▶ [Set problem]:
Using the listing below, please gather every line containing the word "diagram".

-- begin Given data --

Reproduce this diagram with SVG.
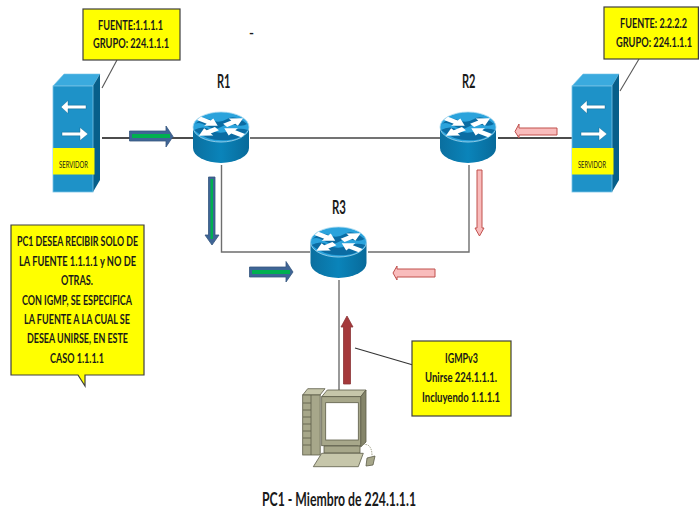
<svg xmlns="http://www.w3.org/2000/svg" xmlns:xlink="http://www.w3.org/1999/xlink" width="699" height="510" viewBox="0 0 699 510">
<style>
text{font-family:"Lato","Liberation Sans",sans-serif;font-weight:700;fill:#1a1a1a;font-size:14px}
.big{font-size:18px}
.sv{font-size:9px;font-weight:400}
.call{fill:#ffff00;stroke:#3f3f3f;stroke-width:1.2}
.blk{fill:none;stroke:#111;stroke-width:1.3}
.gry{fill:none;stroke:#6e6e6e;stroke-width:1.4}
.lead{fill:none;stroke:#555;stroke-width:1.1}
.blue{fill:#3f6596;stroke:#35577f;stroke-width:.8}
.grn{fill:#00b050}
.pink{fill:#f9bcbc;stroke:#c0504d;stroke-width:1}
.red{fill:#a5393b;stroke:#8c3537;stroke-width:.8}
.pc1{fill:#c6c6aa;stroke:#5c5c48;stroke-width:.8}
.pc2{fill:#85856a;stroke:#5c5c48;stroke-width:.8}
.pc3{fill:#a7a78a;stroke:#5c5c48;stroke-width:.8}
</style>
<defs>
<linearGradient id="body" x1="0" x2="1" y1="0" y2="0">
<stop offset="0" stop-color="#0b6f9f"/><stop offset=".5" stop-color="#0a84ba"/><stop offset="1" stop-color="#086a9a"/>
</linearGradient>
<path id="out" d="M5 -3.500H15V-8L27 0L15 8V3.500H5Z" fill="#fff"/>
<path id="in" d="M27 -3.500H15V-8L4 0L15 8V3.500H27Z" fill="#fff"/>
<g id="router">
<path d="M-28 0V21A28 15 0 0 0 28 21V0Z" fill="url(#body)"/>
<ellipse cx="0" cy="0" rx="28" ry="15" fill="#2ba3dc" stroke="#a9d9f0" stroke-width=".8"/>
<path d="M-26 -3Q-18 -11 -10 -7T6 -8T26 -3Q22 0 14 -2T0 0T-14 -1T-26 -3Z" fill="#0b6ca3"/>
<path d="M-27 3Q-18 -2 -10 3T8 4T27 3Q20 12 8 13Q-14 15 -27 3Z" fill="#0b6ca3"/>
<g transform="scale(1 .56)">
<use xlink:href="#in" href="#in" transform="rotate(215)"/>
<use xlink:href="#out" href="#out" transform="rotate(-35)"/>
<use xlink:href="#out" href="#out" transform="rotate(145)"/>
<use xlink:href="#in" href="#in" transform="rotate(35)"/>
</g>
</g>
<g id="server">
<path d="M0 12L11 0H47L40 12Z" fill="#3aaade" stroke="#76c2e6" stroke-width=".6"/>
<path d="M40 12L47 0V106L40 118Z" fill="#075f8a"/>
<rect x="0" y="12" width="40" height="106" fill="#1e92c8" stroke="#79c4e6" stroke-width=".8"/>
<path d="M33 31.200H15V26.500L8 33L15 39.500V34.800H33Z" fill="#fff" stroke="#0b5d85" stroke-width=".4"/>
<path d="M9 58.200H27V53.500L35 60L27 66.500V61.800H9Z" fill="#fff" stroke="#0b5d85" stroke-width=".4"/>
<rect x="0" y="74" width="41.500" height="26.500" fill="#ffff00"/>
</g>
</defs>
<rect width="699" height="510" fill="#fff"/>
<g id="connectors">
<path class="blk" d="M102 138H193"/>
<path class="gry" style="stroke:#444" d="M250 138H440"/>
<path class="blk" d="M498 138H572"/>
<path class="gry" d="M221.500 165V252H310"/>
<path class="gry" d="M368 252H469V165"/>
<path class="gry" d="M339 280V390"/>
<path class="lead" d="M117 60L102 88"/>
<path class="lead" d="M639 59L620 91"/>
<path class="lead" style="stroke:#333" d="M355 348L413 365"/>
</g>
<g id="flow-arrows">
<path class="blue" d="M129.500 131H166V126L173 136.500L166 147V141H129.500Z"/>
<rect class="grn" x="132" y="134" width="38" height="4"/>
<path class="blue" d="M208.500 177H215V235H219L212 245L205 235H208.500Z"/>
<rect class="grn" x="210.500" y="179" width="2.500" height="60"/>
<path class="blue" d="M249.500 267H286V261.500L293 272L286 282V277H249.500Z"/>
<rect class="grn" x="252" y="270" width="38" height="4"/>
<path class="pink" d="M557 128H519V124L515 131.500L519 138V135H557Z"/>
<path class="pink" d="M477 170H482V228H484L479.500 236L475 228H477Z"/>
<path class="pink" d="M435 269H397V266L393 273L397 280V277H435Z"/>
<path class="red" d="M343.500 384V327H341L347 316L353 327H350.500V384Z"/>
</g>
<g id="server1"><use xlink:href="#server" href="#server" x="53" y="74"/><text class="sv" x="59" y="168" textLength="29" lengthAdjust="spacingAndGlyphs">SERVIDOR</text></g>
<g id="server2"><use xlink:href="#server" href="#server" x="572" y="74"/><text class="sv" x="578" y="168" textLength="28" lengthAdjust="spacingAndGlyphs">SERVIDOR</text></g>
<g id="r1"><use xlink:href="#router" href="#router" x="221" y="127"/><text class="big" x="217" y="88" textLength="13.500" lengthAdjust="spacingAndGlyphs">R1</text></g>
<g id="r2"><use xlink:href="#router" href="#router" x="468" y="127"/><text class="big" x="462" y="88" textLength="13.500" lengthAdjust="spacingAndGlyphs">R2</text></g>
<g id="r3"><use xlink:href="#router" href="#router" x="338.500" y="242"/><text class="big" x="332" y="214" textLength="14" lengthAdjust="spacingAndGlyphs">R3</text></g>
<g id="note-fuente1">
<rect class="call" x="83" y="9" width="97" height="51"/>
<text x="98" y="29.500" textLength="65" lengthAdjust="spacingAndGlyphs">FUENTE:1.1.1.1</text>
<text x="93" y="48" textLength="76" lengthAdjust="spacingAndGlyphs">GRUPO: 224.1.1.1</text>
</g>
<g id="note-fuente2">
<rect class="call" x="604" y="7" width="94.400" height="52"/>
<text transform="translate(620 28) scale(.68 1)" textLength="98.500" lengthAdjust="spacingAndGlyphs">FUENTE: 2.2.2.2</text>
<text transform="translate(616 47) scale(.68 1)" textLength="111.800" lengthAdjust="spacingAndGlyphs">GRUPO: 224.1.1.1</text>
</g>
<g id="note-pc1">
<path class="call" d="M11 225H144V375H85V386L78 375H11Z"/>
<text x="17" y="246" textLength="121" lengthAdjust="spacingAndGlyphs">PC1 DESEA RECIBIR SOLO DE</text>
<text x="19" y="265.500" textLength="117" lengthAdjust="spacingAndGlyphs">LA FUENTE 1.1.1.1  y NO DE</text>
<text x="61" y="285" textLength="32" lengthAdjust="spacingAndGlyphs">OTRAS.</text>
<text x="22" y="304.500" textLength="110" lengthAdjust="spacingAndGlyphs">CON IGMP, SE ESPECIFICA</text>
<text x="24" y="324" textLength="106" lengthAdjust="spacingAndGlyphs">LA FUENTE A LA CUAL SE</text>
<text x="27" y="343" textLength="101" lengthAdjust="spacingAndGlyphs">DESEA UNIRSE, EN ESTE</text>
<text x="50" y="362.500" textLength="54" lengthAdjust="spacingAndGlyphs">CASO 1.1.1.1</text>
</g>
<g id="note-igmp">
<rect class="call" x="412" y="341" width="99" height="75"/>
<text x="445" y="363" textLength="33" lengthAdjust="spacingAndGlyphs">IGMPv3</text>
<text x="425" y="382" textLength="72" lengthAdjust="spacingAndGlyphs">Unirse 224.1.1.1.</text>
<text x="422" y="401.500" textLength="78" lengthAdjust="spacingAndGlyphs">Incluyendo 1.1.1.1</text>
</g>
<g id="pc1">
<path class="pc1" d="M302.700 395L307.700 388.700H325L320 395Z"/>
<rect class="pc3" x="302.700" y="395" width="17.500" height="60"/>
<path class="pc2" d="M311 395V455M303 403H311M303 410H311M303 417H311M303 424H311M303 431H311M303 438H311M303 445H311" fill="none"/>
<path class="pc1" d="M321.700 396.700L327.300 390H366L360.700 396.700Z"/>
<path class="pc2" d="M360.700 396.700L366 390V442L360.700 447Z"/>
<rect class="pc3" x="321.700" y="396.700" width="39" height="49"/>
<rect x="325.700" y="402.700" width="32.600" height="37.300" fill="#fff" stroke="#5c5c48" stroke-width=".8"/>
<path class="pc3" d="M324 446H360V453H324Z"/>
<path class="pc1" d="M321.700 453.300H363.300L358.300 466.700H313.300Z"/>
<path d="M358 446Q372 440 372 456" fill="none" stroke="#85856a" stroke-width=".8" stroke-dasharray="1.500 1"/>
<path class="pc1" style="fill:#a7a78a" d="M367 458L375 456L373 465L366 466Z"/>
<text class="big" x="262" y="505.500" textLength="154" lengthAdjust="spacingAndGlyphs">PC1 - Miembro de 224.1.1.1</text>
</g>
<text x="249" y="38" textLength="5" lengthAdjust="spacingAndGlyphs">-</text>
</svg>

-- end Given data --
-- begin Given data --

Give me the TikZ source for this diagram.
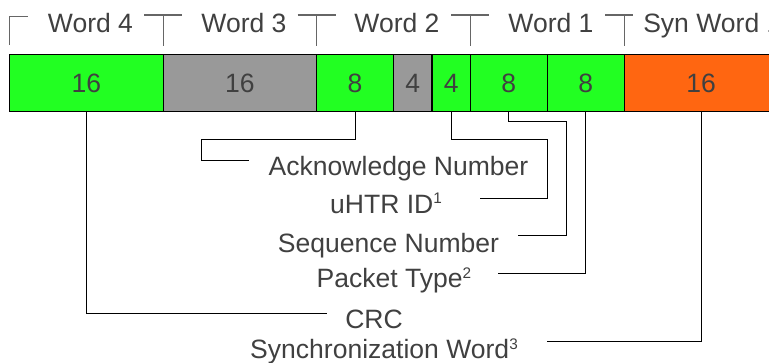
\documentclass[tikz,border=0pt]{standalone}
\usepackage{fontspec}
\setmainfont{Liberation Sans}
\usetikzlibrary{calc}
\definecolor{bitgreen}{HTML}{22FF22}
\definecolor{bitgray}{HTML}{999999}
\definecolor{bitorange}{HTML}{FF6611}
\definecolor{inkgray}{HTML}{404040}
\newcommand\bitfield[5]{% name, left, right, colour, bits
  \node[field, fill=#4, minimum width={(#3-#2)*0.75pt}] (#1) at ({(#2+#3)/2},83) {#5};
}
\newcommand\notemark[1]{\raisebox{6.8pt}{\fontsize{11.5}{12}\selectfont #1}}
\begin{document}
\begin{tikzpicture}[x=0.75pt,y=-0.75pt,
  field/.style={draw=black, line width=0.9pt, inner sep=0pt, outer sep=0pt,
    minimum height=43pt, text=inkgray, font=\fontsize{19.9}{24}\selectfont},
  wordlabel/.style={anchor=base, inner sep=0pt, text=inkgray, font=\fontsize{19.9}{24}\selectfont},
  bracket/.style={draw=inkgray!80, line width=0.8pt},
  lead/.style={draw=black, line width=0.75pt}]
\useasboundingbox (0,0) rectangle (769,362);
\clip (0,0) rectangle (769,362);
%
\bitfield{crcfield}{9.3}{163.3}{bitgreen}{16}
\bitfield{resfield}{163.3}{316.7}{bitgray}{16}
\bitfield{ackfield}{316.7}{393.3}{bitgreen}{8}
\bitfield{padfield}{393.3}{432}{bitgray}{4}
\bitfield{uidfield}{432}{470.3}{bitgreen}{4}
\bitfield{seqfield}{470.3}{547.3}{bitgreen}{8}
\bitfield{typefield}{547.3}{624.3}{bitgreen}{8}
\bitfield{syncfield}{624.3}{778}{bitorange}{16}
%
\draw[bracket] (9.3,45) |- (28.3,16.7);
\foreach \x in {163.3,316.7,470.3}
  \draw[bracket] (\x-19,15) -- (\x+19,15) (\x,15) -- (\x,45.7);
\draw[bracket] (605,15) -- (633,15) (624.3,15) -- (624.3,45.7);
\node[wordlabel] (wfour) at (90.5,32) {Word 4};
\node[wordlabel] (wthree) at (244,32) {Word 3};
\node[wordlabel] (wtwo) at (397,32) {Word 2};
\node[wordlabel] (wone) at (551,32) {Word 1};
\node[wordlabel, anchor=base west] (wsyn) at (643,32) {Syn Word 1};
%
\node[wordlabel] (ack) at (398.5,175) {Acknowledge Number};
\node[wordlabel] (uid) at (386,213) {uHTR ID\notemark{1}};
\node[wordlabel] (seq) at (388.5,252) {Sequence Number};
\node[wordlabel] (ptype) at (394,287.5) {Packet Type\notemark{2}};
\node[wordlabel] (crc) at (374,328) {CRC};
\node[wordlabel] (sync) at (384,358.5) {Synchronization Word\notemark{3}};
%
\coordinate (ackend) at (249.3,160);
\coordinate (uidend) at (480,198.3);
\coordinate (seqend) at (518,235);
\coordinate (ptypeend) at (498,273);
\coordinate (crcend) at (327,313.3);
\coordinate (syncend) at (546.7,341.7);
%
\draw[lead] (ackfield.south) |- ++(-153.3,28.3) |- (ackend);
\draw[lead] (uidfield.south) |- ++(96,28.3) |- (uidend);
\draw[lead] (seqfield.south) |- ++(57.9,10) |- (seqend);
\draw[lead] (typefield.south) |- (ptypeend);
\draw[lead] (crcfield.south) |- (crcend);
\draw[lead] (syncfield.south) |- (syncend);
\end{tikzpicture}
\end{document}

-- end Given data --
-- begin Given data --

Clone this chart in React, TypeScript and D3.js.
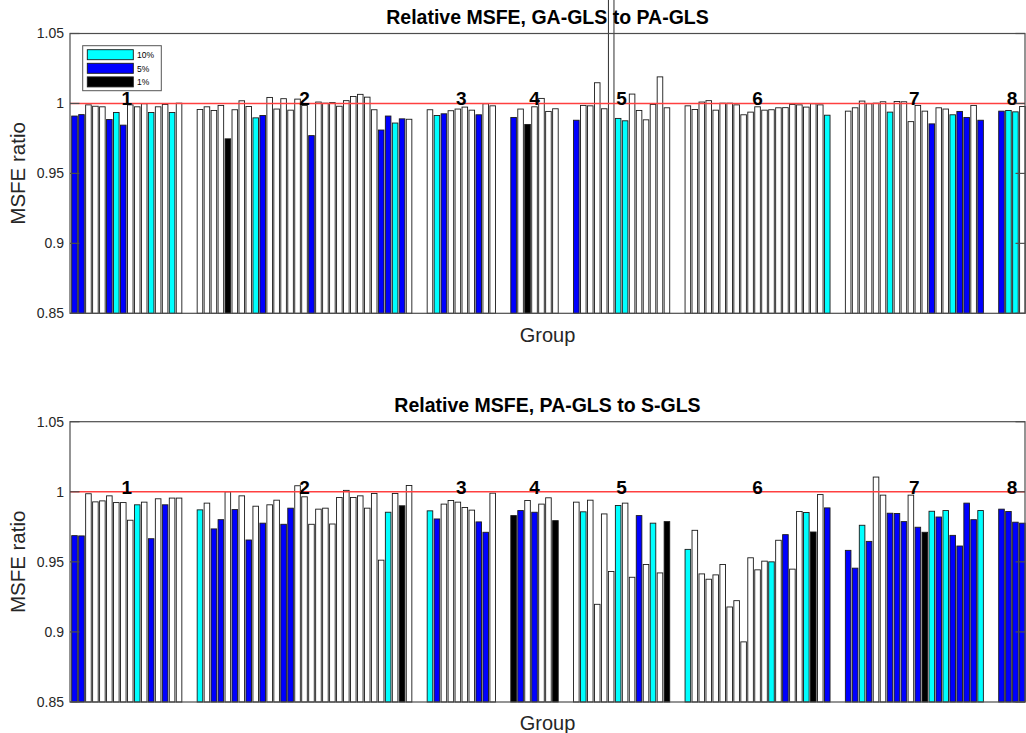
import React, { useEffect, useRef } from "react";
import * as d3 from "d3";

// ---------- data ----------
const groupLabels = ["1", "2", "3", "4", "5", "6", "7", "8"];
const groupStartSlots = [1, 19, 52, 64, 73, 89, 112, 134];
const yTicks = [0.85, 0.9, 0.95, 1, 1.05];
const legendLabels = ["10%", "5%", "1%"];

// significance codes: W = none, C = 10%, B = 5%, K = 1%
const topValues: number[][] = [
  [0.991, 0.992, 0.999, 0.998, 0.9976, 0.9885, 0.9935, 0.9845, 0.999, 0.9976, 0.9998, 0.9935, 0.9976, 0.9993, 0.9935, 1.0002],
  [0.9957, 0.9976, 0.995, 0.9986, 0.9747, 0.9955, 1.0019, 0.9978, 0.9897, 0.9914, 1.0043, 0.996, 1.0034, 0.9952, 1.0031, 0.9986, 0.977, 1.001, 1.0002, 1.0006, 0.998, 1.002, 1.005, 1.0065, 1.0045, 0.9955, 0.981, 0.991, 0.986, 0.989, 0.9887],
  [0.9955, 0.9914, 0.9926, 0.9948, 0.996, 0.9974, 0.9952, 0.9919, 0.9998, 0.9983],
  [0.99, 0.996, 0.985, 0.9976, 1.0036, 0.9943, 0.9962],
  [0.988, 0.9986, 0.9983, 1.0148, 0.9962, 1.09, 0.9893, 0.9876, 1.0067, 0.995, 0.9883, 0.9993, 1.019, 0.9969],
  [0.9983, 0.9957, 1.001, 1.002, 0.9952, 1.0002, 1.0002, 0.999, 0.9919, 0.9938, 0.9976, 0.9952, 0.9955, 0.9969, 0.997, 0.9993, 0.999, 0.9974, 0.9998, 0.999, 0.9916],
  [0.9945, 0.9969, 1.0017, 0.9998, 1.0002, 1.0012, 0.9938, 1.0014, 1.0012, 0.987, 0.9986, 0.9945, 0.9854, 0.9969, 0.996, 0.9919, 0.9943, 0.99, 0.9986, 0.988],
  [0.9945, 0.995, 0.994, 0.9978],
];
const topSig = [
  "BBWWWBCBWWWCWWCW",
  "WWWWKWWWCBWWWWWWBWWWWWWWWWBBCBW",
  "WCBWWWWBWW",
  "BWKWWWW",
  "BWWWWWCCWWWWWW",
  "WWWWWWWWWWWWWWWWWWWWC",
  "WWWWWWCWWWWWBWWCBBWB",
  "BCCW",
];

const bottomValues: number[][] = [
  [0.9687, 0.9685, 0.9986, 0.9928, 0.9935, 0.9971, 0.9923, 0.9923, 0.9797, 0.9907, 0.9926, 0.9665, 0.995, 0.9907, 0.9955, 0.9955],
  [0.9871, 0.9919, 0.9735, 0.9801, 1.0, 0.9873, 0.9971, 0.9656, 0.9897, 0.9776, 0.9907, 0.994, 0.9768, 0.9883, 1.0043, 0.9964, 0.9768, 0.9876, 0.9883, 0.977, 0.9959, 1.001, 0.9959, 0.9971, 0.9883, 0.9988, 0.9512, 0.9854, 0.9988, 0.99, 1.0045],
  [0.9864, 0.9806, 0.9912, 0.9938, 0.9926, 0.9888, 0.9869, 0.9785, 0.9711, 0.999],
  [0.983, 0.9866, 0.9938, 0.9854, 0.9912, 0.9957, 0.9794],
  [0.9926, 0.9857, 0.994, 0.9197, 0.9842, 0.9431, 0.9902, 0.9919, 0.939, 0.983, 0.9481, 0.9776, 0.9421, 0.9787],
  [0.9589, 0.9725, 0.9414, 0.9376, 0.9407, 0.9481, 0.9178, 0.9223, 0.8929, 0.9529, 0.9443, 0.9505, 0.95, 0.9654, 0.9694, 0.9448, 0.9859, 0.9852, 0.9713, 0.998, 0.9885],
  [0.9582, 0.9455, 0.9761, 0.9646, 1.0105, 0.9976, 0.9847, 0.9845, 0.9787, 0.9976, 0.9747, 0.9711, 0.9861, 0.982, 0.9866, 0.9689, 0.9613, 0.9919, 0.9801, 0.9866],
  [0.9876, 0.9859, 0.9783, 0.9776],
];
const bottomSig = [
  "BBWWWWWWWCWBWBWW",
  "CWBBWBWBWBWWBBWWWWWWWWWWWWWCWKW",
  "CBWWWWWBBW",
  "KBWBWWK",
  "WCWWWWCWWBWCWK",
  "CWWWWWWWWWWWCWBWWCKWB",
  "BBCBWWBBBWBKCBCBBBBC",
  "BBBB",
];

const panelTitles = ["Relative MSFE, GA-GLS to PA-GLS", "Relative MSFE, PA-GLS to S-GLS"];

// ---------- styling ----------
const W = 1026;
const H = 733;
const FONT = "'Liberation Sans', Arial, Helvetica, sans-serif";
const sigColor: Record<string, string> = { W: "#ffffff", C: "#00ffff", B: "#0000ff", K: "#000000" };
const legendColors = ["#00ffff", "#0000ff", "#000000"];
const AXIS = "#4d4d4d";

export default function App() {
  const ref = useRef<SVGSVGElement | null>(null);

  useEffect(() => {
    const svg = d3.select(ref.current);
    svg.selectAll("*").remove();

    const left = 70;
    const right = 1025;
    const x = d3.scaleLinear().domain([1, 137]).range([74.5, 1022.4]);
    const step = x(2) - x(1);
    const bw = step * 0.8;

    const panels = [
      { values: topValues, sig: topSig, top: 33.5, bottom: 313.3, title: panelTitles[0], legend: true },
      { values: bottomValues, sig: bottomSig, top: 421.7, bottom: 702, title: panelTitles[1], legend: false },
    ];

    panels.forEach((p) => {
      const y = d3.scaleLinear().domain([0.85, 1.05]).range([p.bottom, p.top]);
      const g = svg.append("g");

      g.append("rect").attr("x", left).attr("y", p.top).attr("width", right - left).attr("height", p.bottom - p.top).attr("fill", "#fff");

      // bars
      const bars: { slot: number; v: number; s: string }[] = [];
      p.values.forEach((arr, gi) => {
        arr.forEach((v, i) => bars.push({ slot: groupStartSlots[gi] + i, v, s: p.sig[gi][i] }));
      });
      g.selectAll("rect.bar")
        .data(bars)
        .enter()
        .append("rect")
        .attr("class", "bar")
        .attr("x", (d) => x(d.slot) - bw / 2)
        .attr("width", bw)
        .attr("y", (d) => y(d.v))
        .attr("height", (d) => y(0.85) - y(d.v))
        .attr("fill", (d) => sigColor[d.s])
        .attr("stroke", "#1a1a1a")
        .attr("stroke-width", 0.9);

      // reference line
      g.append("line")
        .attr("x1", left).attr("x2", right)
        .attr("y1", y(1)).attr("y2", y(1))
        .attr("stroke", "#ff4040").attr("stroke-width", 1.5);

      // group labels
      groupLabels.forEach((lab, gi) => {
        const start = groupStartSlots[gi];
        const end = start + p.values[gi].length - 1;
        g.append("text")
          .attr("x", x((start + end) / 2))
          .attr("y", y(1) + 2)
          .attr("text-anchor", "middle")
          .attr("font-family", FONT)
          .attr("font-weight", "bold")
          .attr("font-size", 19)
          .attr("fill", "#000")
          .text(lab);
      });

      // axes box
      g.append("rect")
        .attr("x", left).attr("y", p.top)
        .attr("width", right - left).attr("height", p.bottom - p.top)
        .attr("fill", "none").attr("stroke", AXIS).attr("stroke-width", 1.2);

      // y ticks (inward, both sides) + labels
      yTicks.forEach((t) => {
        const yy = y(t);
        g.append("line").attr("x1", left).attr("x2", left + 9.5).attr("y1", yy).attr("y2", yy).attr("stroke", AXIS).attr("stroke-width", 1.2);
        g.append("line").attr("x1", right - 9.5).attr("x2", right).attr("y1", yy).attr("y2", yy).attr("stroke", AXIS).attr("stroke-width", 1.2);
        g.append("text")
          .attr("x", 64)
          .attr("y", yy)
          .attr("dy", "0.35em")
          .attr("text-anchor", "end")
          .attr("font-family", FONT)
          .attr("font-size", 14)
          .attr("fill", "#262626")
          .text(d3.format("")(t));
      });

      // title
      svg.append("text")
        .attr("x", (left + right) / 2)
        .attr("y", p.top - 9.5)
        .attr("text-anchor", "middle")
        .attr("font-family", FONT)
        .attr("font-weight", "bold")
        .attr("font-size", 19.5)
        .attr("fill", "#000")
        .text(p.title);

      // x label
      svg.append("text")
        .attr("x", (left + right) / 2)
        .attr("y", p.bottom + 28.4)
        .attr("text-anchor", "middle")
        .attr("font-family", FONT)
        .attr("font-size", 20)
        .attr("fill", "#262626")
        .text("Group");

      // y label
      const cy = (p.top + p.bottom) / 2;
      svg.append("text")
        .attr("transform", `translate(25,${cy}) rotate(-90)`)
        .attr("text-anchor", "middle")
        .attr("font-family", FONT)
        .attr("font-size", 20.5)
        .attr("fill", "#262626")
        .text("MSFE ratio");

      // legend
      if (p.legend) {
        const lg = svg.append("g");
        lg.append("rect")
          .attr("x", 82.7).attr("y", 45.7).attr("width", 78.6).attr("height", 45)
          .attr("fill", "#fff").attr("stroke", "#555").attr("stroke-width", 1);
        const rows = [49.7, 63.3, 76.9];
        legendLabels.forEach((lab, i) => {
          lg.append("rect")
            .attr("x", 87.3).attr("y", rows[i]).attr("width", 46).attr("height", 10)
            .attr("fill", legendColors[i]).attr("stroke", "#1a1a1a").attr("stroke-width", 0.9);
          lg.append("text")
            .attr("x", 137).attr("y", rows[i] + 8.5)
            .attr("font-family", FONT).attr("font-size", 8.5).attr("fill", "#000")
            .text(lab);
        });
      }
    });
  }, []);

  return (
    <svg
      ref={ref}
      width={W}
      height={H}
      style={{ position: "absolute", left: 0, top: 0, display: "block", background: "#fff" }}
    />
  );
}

-- end Given data --

▶ [Response to this task]:
Reproduce this diagram with SVG.
Give me the TikZ source for this diagram.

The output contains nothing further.